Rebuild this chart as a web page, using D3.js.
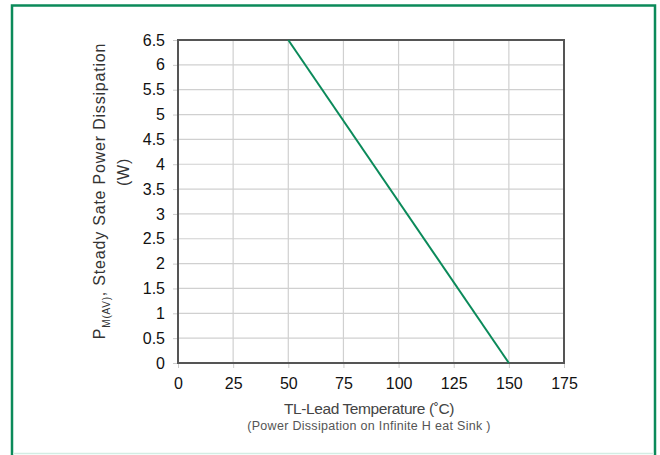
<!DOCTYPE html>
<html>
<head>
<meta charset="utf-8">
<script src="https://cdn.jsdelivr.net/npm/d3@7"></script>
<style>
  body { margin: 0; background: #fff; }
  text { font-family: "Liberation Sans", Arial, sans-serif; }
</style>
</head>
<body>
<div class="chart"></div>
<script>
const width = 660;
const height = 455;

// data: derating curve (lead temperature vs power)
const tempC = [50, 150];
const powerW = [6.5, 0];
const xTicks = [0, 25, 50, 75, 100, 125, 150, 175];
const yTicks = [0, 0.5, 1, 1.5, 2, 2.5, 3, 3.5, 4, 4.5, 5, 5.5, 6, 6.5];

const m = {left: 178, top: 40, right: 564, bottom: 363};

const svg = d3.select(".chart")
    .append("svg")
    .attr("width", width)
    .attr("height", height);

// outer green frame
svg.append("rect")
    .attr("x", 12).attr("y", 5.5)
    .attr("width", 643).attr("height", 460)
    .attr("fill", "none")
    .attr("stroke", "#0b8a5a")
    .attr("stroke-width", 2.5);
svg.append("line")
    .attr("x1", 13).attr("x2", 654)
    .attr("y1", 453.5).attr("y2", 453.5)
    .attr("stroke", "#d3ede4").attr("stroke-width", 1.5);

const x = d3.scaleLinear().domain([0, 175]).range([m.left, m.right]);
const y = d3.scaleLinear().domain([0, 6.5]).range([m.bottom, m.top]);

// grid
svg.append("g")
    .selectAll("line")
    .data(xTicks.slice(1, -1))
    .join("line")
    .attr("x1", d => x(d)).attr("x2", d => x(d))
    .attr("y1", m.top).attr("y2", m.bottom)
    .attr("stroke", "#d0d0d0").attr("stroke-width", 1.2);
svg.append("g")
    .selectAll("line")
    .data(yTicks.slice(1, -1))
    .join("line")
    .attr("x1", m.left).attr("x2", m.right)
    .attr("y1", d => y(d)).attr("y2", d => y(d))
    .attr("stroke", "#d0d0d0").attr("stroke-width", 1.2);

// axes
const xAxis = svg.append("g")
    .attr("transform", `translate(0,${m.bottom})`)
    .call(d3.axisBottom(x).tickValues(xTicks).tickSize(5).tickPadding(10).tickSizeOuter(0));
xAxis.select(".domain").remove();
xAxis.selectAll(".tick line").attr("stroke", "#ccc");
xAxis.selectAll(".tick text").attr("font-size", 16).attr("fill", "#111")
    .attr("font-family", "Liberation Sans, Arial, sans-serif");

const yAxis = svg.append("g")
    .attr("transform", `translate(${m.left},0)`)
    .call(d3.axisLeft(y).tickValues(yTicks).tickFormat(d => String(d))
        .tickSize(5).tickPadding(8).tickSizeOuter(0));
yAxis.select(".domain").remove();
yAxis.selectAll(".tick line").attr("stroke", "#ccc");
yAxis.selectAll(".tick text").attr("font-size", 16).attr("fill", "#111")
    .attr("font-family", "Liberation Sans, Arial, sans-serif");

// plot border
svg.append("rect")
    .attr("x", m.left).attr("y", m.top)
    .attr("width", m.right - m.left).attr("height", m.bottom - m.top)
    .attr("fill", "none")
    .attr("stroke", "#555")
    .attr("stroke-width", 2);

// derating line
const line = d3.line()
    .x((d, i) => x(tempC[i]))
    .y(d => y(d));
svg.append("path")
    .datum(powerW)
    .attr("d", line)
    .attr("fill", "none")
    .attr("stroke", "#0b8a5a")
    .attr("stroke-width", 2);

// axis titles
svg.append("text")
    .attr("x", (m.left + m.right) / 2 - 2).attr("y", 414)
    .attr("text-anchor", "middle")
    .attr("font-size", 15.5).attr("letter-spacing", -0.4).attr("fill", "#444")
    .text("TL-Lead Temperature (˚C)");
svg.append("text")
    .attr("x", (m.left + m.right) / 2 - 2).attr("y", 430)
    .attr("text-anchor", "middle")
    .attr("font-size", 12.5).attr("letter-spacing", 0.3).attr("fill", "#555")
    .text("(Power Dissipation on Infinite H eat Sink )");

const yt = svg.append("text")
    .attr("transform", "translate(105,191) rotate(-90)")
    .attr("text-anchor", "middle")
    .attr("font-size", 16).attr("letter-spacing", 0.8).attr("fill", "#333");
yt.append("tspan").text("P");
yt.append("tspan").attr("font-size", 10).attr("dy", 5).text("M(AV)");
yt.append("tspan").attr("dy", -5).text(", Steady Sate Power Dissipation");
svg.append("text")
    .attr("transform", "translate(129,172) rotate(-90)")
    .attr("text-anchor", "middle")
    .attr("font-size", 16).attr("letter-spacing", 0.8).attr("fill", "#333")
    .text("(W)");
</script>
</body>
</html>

************

:: EXERCISE DETAILS ::
Leave out the pictures and reproduce the rest of the listing exactly.

:: FULL OUTPUT ::
Rebuild this chart as a web page, using D3.js.
<!DOCTYPE html>
<html>
<head>
<meta charset="utf-8">
<script src="https://cdn.jsdelivr.net/npm/d3@7"></script>
<style>
  body { margin: 0; background: #fff; }
  text { font-family: "Liberation Sans", Arial, sans-serif; }
</style>
</head>
<body>
<div class="chart"></div>
<script>
const width = 660;
const height = 455;

// data: derating curve (lead temperature vs power)
const tempC = [50, 150];
const powerW = [6.5, 0];
const xTicks = [0, 25, 50, 75, 100, 125, 150, 175];
const yTicks = [0, 0.5, 1, 1.5, 2, 2.5, 3, 3.5, 4, 4.5, 5, 5.5, 6, 6.5];

const m = {left: 178, top: 40, right: 564, bottom: 363};

const svg = d3.select(".chart")
    .append("svg")
    .attr("width", width)
    .attr("height", height);

// outer green frame
svg.append("rect")
    .attr("x", 12).attr("y", 5.5)
    .attr("width", 643).attr("height", 460)
    .attr("fill", "none")
    .attr("stroke", "#0b8a5a")
    .attr("stroke-width", 2.5);
svg.append("line")
    .attr("x1", 13).attr("x2", 654)
    .attr("y1", 453.5).attr("y2", 453.5)
    .attr("stroke", "#d3ede4").attr("stroke-width", 1.5);

const x = d3.scaleLinear().domain([0, 175]).range([m.left, m.right]);
const y = d3.scaleLinear().domain([0, 6.5]).range([m.bottom, m.top]);

// grid
svg.append("g")
    .selectAll("line")
    .data(xTicks.slice(1, -1))
    .join("line")
    .attr("x1", d => x(d)).attr("x2", d => x(d))
    .attr("y1", m.top).attr("y2", m.bottom)
    .attr("stroke", "#d0d0d0").attr("stroke-width", 1.2);
svg.append("g")
    .selectAll("line")
    .data(yTicks.slice(1, -1))
    .join("line")
    .attr("x1", m.left).attr("x2", m.right)
    .attr("y1", d => y(d)).attr("y2", d => y(d))
    .attr("stroke", "#d0d0d0").attr("stroke-width", 1.2);

// axes
const xAxis = svg.append("g")
    .attr("transform", `translate(0,${m.bottom})`)
    .call(d3.axisBottom(x).tickValues(xTicks).tickSize(5).tickPadding(10).tickSizeOuter(0));
xAxis.select(".domain").remove();
xAxis.selectAll(".tick line").attr("stroke", "#ccc");
xAxis.selectAll(".tick text").attr("font-size", 16).attr("fill", "#111")
    .attr("font-family", "Liberation Sans, Arial, sans-serif");

const yAxis = svg.append("g")
    .attr("transform", `translate(${m.left},0)`)
    .call(d3.axisLeft(y).tickValues(yTicks).tickFormat(d => String(d))
        .tickSize(5).tickPadding(8).tickSizeOuter(0));
yAxis.select(".domain").remove();
yAxis.selectAll(".tick line").attr("stroke", "#ccc");
yAxis.selectAll(".tick text").attr("font-size", 16).attr("fill", "#111")
    .attr("font-family", "Liberation Sans, Arial, sans-serif");

// plot border
svg.append("rect")
    .attr("x", m.left).attr("y", m.top)
    .attr("width", m.right - m.left).attr("height", m.bottom - m.top)
    .attr("fill", "none")
    .attr("stroke", "#555")
    .attr("stroke-width", 2);

// derating line
const line = d3.line()
    .x((d, i) => x(tempC[i]))
    .y(d => y(d));
svg.append("path")
    .datum(powerW)
    .attr("d", line)
    .attr("fill", "none")
    .attr("stroke", "#0b8a5a")
    .attr("stroke-width", 2);

// axis titles
svg.append("text")
    .attr("x", (m.left + m.right) / 2 - 2).attr("y", 414)
    .attr("text-anchor", "middle")
    .attr("font-size", 15.5).attr("letter-spacing", -0.4).attr("fill", "#444")
    .text("TL-Lead Temperature (˚C)");
svg.append("text")
    .attr("x", (m.left + m.right) / 2 - 2).attr("y", 430)
    .attr("text-anchor", "middle")
    .attr("font-size", 12.5).attr("letter-spacing", 0.3).attr("fill", "#555")
    .text("(Power Dissipation on Infinite H eat Sink )");

const yt = svg.append("text")
    .attr("transform", "translate(105,191) rotate(-90)")
    .attr("text-anchor", "middle")
    .attr("font-size", 16).attr("letter-spacing", 0.8).attr("fill", "#333");
yt.append("tspan").text("P");
yt.append("tspan").attr("font-size", 10).attr("dy", 5).text("M(AV)");
yt.append("tspan").attr("dy", -5).text(", Steady Sate Power Dissipation");
svg.append("text")
    .attr("transform", "translate(129,172) rotate(-90)")
    .attr("text-anchor", "middle")
    .attr("font-size", 16).attr("letter-spacing", 0.8).attr("fill", "#333")
    .text("(W)");
</script>
</body>
</html>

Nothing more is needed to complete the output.